"The Stan and Guy Show" was a Pittsburgh-based talk show airing from 10 AM until 2 PM on ESPN Radio 1250. It is hosted by Stan Savran and Guy Junker. The show replaced "The Junker and Crow Show" on ESPN Radio 1250's lineup. Frequent topics on the program include the Pittsburgh Pirates, Pittsburgh Steelers, and Pittsburgh Penguins.

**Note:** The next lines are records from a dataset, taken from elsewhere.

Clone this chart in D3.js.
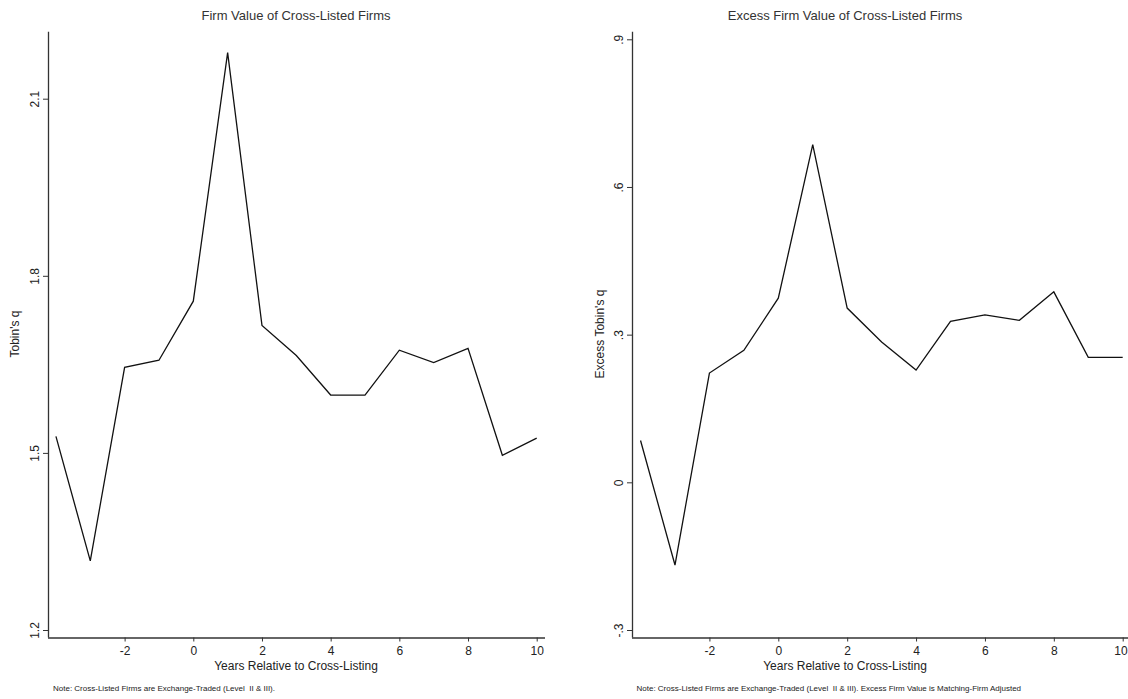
<!DOCTYPE html>
<html><head><meta charset="utf-8">
<script src="https://cdn.jsdelivr.net/npm/d3@7"></script>
<style>body{margin:0;background:#fff}svg{display:block}text{font-family:"Liberation Sans",Arial,sans-serif;white-space:pre}</style>
</head><body><svg id="c" width="1128" height="699"></svg>
<script>
const years = [-4,-3,-2,-1,0,1,2,3,4,5,6,7,8,9,10];
const tobinQ = [1.528,1.317,1.645,1.657,1.757,2.178,1.716,1.665,1.598,1.598,1.674,1.653,1.677,1.496,1.525];
const excessQ = [0.085,-0.168,0.222,0.268,0.374,0.686,0.354,0.285,0.228,0.327,0.340,0.329,0.387,0.254,0.254];
const xTicks = [-2,0,2,4,6,8,10];
const xTickLabels = ["-2","0","2","4","6","8","10"];
const leftYTicks = [1.2,1.5,1.8,2.1];
const leftYLabels = ["1.2","1.5","1.8","2.1"];
const rightYTicks = [-0.3,0,0.3,0.6,0.9];
const rightYLabels = ["-.3","0",".3",".6",".9"];

const svg = d3.select("#c");
const axisCol = "#333";
const W = 1128;

function panel(cfg){
  const g = svg.append("g");
  const x = d3.scaleLinear().domain([0,10]).range(cfg.xr);
  const y = d3.scaleLinear().domain(cfg.yd).range(cfg.yr);
  const ax = g.append("g").attr("transform",`translate(0,${cfg.axisY})`)
    .call(d3.axisBottom(x).tickValues(xTicks).tickFormat((d,i)=>xTickLabels[i]).tickSize(4).tickSizeOuter(0));
  ax.select(".domain").attr("d",`M${cfg.axisX},0.5H${cfg.xEnd}`).attr("stroke",axisCol).attr("stroke-width",1.3);
  ax.selectAll(".tick line").attr("stroke",axisCol);
  ax.selectAll(".tick text").attr("font-size",12).attr("fill","#222").attr("dy","0.9em")
    .each(function(d){
      const b = this.getBBox();
      const right = x(d) + b.x + b.width;
      if (right > W - 0.5) d3.select(this).attr("x", W - 0.5 - right);
    });
  const ay = g.append("g").attr("transform",`translate(${cfg.axisX},0)`)
    .call(d3.axisLeft(y).tickValues(cfg.yTicks).tickFormat((d,i)=>cfg.yLabels[i]).tickSize(5).tickSizeOuter(0));
  ay.select(".domain").attr("d",`M0.5,${cfg.yTop}V${cfg.axisY}`).attr("stroke",axisCol).attr("stroke-width",1.3);
  ay.selectAll(".tick line").attr("stroke",axisCol);
  ay.selectAll(".tick text").attr("font-size",12).attr("fill","#222")
    .attr("transform","rotate(-90)").attr("x",0).attr("y",-9).attr("dy",0).attr("text-anchor","middle");
  const line = d3.line().x((d,i)=>x(years[i])).y(d=>y(d));
  g.append("path").datum(cfg.data).attr("d",line).attr("fill","none").attr("stroke","#111").attr("stroke-width",1.3);
  g.append("text").attr("x",cfg.titleX).attr("y",20).attr("text-anchor","middle").attr("font-size",13).attr("fill","#333").text(cfg.title);
  g.append("text").attr("x",cfg.titleX).attr("y",670).attr("text-anchor","middle").attr("font-size",12).attr("fill","#222").text("Years Relative to Cross-Listing");
  g.append("text").attr("transform",`translate(${cfg.ylabX},${cfg.ylabY}) rotate(-90)`).attr("text-anchor","middle").attr("font-size",12).attr("fill","#222").text(cfg.ylab);
  g.append("text").attr("x",cfg.noteX).attr("y",691).attr("font-size",8).attr("fill","#222").text(cfg.note);
}

panel({xr:[193.3,536.7], yd:[1.2,2.1], yr:[630,98.7], axisY:637.5, axisX:48, xEnd:545, yTop:31.7,
  yTicks:leftYTicks, yLabels:leftYLabels, data:tobinQ, title:"Firm Value of Cross-Listed Firms", titleX:296,
  ylab:"Tobin's q", ylabX:19, ylabY:334, noteX:53, note:"Note: Cross-Listed Firms are Exchange-Traded (Level  II & III)."});
panel({xr:[778.3,1122.7], yd:[-0.3,0.9], yr:[630,39.3], axisY:637.5, axisX:632, xEnd:1128, yTop:31.7,
  yTicks:rightYTicks, yLabels:rightYLabels, data:excessQ, title:"Excess Firm Value of Cross-Listed Firms", titleX:845,
  ylab:"Excess Tobin's q", ylabX:604, ylabY:334, noteX:636.5, note:"Note: Cross-Listed Firms are Exchange-Traded (Level  II & III). Excess Firm Value is Matching-Firm Adjusted"});
</script></body></html>
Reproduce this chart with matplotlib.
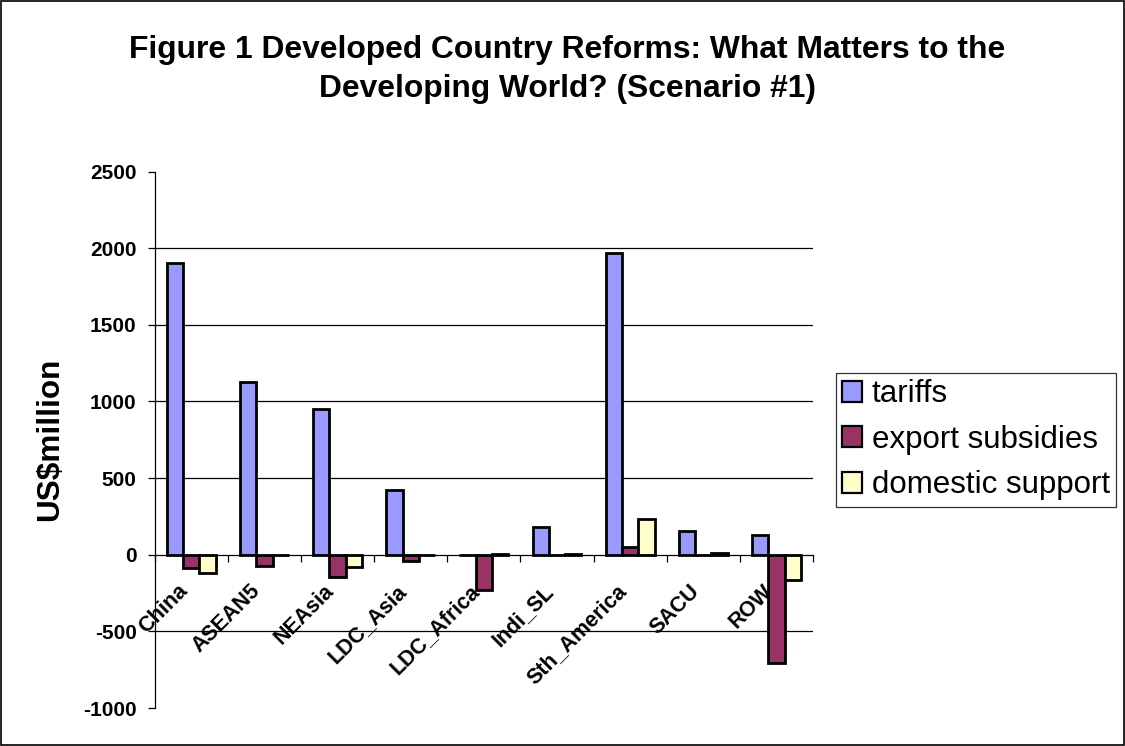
import numpy as np
import matplotlib
matplotlib.use("Agg")
import matplotlib.pyplot as plt
from matplotlib.patches import Rectangle

plt.rcParams['font.family'] = ['Liberation Sans', 'DejaVu Sans']
plt.rcParams['axes.unicode_minus'] = False

# data (US$ million)
regions = ['China', 'ASEAN5', 'NEAsia', 'LDC_Asia', 'LDC_Africa',
           'Indi_SL', 'Sth_America', 'SACU', 'ROW']
tariffs = [1900, 1130, 950, 425, -3, 182, 1970, 154, 132]
export_subsidies = [-87, -74, -143, -39, -231, 0, 50, -3, -709]
domestic_support = [-117, -3, -83, 0, 3, 5, 230, 10, -163]

series_names = ['tariffs', 'export subsidies', 'domestic support']
series_colors = ['#9999FF', '#993366', '#FFFFCC']

fig = plt.figure(figsize=(11.25, 7.46), dpi=100)
ax = fig.add_axes([0.1375, 0.0509, 0.7227 - 0.1375, 0.7701 - 0.0509])

x = np.arange(len(regions))
w = 1 / 4.5
series = [tariffs, export_subsidies, domestic_support]
for k, vals in enumerate(series):
    ax.bar(x + (k - 1) * w, vals, width=w, color=series_colors[k],
           edgecolor='black', linewidth=2.0, label=series_names[k], zorder=3)

ax.set_ylim(-1000, 2500)
ax.set_xlim(-0.5, len(regions) - 0.5)
ax.set_yticks(np.arange(-1000, 2501, 500))
for g in [-500, 500, 1000, 1500, 2000]:
    ax.axhline(g, color='black', linewidth=0.9, zorder=1)

for s in ['top', 'right']:
    ax.spines[s].set_visible(False)
ax.spines['bottom'].set_position(('data', 0))
ax.spines['bottom'].set_zorder(4)
ax.spines['left'].set_linewidth(0.9)
ax.spines['bottom'].set_linewidth(0.9)

ax.set_xticks(np.arange(-0.5, len(regions), 1.0))
ax.set_xticklabels([])
ax.tick_params(axis='x', direction='out', length=5, width=0.9)
ax.tick_params(axis='y', direction='out', length=5, width=0.9, pad=8,
               labelsize=15)
for lab in ax.get_yticklabels():
    lab.set_fontweight('bold')

for i, name in enumerate(regions):
    ax.annotate(name, xy=(i, 0), xytext=(-5, -24), textcoords='offset points',
                rotation=45, rotation_mode='anchor', ha='right', va='center',
                fontsize=15.5, fontweight='bold', annotation_clip=False)

fig.text(0.0444, 0.4115, 'US$million', rotation=90, ha='center', va='center',
         fontsize=22.7, fontweight='bold')

fig.text(0.5044, 1 - 58.3 / 746, 'Figure 1 Developed Country Reforms: What Matters to the',
         ha='center', va='baseline', fontsize=22.9, fontweight='bold')
fig.text(0.5044, 1 - 96.7 / 746, 'Developing World? (Scenario #1)',
         ha='center', va='baseline', fontsize=22.9, fontweight='bold')

leg = ax.legend(loc='upper left', bbox_to_anchor=(0.743, 0.5),
                bbox_transform=fig.transFigure, fontsize=22.5, frameon=True,
                fancybox=False, borderaxespad=0, handlelength=0.65,
                handleheight=0.65, handletextpad=0.3, labelspacing=0.5,
                borderpad=0.2)
leg.get_frame().set_edgecolor('black')
leg.get_frame().set_linewidth(0.9)
for h in leg.legend_handles:
    h.set_linewidth(1.6)

fig.patches.append(Rectangle((0.001, 0.001), 0.998, 0.998, transform=fig.transFigure,
                             fill=False, edgecolor='black', linewidth=1.2))

fig.savefig('out.png', dpi=100)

Once a month the show broadcasts from Morton's The Steakhouse in downtown Pittsburgh with a "Lunch With the Legends" theme. Recent guests have included Bill Mazeroski, Franco Harris, Jack Ham, Steve Blass, Pierre LaRouche, Steve Levy, Barry Melrose and Mike ((Greenburg)) and Mike ((Golic)). The show also features a "Sportsbeat" hour from Noon to 1 PM on Thursdays that replicates the television show Stan and Guy did for Fox Sports Net from 1991 to 2003.

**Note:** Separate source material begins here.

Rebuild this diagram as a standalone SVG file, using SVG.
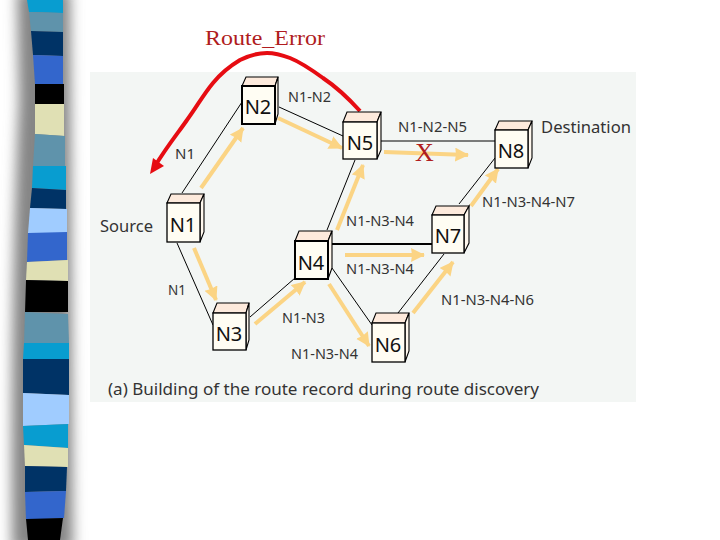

In June the duo held their first annual "Stan and Guy Golf Classic" at Churchill Valley Country Club with proceeds going to the V Foundation.

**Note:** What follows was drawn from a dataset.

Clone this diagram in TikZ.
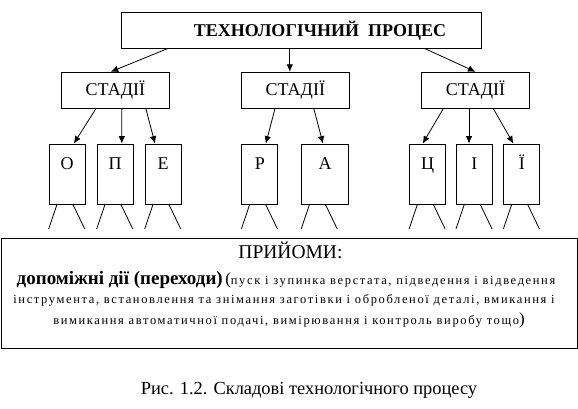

Stan Savran also does Pittsburgh Pirates and Penguins pregame shows for FSN and Guy Junker is the sports director of WTAE-TV (ABC) in Pittsburgh.

In October 2006, the show became available via ESPN Podcast.

On September 24, 2010 ESPN Radio 1250 announced that they would be switching to Radio Disney and would cease carrying local personalities on their station.  The show was cancelled.